Here's a video National Geographic did of him.
I realize as they talk to Konzi, he understands almost everything they say.
A study published in 1993 found that when Kanzi was eight years old, he could outperform a two-year-old human when given more than 600 spoken instructions.
Chris Krupenia is a cognitive scientist who focuses on animal minds at Johns Hopkins University.
He worked with Kanzi before he died.
Kanzi's ability to point, to answer questions and communicate, made him the ideal candidate for an experiment that Chris wanted to run.
Testing for something that had never been studied in a controlled setting before.
The ability for an ape, or really any non-human animal, to imagine.
But is the ability to imagine as unique to us as we think?
Or can our closest living relatives do it too?
Today on the show, how scientists used a series of pretend tea parties to help answer that question and what their findings potentially say about the evolutionary roots of imagination.
You're listening to Shortwave, the science podcast from NPR.
Okay, so we have an ape with a pretty good grasp of English.

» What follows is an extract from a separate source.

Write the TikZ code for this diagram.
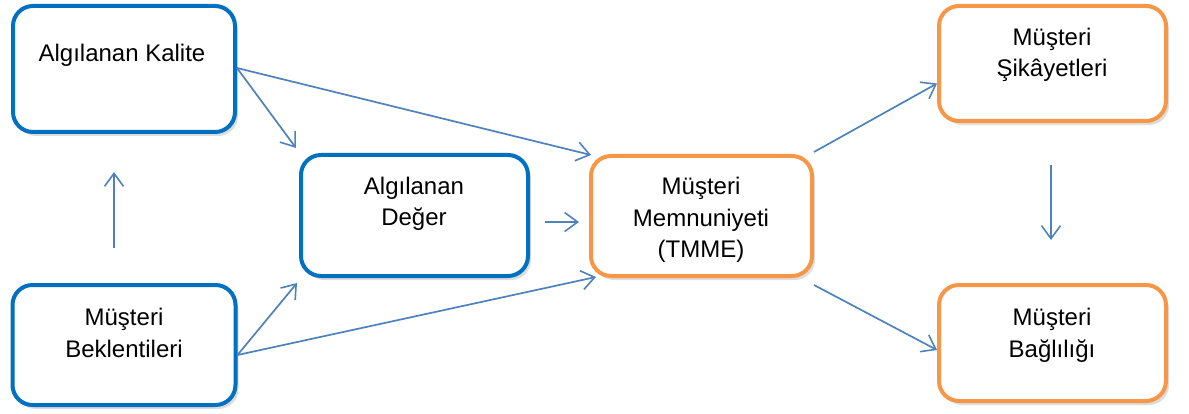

He can answer questions and ask for objects by pointing, much in the way my 14-month-old points at the book Goodnight Gorilla every night, even though we've read it a thousand times and I'm so over it.
I asked Chris Krupenia, the cognitive scientist we heard from earlier,
How the heck do you turn pointing and language comprehension into an experiment that tests for something as intangible as imagination?
And it turns out, Chris says, scientists have been asking human children questions to better understand the imagination for a really long time.
Chris and his co-author Amalia Bastos, a cognitive scientist at the University of St.